**Exercise prompt**
Retype only what runs from the first line of the listing to the line holding "0.051, 0.178, 1.9]", both included. Do not retype the pictures.

**Collected material**
····················

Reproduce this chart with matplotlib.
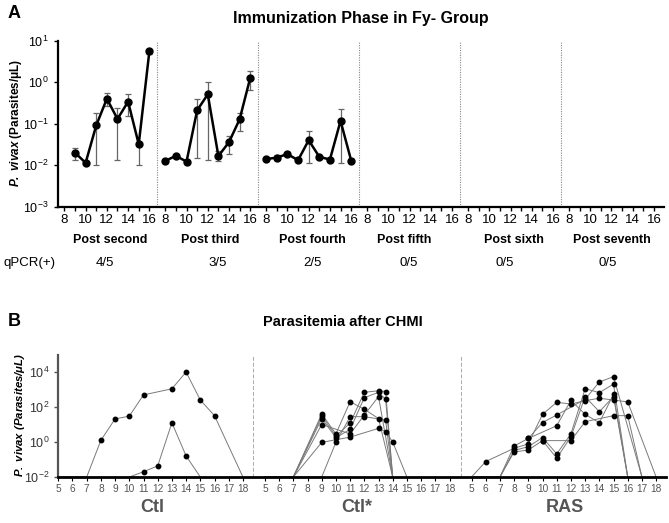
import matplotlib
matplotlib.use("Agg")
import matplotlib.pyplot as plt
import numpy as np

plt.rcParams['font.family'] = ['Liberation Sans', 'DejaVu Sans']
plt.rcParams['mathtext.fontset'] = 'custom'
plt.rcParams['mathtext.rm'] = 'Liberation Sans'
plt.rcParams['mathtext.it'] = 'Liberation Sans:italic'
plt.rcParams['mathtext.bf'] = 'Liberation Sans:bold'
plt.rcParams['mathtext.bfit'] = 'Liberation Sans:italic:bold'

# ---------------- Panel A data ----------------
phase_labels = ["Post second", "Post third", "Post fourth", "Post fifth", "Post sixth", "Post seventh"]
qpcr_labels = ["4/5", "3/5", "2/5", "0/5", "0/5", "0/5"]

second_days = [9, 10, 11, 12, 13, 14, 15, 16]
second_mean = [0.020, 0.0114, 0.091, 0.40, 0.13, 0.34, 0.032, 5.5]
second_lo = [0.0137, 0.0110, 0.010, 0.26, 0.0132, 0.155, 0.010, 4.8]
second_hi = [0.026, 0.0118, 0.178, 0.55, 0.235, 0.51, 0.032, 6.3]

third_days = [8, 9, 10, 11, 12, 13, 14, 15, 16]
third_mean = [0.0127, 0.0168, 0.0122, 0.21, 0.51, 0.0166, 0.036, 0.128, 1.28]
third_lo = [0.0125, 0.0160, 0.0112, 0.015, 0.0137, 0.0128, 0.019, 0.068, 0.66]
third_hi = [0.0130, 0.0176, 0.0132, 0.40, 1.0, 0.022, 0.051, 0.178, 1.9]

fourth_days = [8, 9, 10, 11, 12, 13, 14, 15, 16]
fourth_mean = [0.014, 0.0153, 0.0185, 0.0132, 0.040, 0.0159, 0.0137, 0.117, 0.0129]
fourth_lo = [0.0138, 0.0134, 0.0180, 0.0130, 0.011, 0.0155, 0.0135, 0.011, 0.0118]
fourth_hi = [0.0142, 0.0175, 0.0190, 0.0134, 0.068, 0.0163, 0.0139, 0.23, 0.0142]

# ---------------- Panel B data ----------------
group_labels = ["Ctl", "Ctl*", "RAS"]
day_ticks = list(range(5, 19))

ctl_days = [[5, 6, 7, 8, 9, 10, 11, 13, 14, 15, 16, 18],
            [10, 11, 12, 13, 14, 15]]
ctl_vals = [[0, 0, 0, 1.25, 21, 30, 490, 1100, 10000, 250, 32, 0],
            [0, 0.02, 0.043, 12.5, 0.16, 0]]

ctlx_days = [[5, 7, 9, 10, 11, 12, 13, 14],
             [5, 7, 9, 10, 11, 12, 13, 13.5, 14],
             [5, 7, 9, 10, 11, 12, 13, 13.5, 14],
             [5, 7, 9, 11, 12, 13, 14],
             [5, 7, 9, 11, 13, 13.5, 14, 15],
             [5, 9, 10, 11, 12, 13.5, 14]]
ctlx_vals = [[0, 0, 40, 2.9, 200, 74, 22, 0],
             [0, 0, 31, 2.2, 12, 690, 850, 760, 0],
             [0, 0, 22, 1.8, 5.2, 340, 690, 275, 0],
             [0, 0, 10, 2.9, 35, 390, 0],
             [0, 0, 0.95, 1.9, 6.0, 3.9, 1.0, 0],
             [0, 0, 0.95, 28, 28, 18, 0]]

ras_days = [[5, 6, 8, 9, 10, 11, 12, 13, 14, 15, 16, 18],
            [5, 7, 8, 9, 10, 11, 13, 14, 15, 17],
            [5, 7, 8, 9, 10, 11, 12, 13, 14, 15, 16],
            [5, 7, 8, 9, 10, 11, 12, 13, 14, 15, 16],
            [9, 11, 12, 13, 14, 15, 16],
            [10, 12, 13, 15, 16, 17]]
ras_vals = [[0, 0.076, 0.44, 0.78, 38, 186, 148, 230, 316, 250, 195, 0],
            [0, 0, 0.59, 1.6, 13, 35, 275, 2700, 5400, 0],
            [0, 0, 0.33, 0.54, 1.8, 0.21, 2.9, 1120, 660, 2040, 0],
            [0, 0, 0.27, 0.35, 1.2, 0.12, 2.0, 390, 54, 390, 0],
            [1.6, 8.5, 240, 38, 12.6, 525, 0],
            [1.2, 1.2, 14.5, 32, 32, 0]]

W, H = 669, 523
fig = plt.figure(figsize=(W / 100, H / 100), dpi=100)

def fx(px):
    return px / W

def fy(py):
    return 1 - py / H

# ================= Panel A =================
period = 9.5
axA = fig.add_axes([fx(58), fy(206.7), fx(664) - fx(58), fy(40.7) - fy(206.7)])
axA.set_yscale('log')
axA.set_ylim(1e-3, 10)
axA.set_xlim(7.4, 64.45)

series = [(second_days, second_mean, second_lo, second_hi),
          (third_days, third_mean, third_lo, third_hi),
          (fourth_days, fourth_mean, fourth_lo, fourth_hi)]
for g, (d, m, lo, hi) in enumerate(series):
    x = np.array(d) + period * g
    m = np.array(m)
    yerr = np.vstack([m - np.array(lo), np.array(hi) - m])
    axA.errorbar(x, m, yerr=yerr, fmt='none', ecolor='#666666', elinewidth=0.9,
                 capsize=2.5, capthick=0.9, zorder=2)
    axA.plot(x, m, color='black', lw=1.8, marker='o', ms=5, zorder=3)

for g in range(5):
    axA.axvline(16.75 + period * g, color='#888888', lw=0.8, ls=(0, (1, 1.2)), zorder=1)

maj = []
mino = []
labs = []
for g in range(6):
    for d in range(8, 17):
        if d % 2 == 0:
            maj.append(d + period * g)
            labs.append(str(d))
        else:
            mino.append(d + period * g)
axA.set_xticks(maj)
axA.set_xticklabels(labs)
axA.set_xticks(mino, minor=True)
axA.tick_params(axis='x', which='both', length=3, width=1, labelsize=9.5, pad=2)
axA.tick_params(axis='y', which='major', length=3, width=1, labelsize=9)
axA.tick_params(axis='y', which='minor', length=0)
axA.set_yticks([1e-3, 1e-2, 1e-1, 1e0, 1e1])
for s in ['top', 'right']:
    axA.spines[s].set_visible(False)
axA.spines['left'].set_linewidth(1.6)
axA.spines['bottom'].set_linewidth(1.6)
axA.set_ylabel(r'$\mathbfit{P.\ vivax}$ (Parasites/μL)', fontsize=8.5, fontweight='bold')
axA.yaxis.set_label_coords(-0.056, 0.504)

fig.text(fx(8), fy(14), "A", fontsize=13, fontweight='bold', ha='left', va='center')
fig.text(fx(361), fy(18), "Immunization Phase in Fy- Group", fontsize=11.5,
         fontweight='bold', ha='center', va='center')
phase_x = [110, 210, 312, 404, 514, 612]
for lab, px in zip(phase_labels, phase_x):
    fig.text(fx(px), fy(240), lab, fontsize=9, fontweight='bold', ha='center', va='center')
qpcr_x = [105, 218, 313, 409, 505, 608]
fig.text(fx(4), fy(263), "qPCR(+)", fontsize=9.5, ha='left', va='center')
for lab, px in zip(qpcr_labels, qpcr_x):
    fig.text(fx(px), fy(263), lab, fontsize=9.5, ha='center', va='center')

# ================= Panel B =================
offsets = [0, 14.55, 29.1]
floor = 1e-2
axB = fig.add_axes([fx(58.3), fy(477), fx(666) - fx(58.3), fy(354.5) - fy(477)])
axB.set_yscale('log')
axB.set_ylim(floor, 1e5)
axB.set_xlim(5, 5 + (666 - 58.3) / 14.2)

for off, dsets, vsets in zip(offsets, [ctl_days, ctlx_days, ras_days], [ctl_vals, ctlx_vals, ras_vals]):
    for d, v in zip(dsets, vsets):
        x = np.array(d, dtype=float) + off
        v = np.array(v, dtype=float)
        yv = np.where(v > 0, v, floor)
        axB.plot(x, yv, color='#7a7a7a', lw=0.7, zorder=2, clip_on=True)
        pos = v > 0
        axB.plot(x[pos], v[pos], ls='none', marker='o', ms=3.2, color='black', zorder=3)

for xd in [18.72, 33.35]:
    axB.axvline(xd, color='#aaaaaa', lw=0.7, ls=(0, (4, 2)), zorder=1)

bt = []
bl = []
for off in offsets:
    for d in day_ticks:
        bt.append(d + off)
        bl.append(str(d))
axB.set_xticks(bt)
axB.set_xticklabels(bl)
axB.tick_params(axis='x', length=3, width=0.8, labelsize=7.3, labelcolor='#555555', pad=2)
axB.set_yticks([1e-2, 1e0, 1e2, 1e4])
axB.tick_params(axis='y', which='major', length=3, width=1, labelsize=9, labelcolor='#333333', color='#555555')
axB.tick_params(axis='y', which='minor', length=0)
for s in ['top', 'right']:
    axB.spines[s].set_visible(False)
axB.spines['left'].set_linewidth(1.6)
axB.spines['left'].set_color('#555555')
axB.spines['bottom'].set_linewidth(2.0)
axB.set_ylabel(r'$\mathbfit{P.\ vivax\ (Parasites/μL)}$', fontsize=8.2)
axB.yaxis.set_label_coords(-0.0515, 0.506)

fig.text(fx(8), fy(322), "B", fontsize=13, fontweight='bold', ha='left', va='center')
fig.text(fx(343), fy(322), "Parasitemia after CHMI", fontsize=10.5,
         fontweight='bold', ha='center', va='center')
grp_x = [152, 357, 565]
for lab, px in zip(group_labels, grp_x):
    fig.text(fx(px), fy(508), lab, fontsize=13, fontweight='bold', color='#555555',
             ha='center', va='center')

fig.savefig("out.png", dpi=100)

····················

**Task answer**
Reproduce this chart with matplotlib.
import matplotlib
matplotlib.use("Agg")
import matplotlib.pyplot as plt
import numpy as np

plt.rcParams['font.family'] = ['Liberation Sans', 'DejaVu Sans']
plt.rcParams['mathtext.fontset'] = 'custom'
plt.rcParams['mathtext.rm'] = 'Liberation Sans'
plt.rcParams['mathtext.it'] = 'Liberation Sans:italic'
plt.rcParams['mathtext.bf'] = 'Liberation Sans:bold'
plt.rcParams['mathtext.bfit'] = 'Liberation Sans:italic:bold'

# ---------------- Panel A data ----------------
phase_labels = ["Post second", "Post third", "Post fourth", "Post fifth", "Post sixth", "Post seventh"]
qpcr_labels = ["4/5", "3/5", "2/5", "0/5", "0/5", "0/5"]

second_days = [9, 10, 11, 12, 13, 14, 15, 16]
second_mean = [0.020, 0.0114, 0.091, 0.40, 0.13, 0.34, 0.032, 5.5]
second_lo = [0.0137, 0.0110, 0.010, 0.26, 0.0132, 0.155, 0.010, 4.8]
second_hi = [0.026, 0.0118, 0.178, 0.55, 0.235, 0.51, 0.032, 6.3]

third_days = [8, 9, 10, 11, 12, 13, 14, 15, 16]
third_mean = [0.0127, 0.0168, 0.0122, 0.21, 0.51, 0.0166, 0.036, 0.128, 1.28]
third_lo = [0.0125, 0.0160, 0.0112, 0.015, 0.0137, 0.0128, 0.019, 0.068, 0.66]
third_hi = [0.0130, 0.0176, 0.0132, 0.40, 1.0, 0.022, 0.051, 0.178, 1.9]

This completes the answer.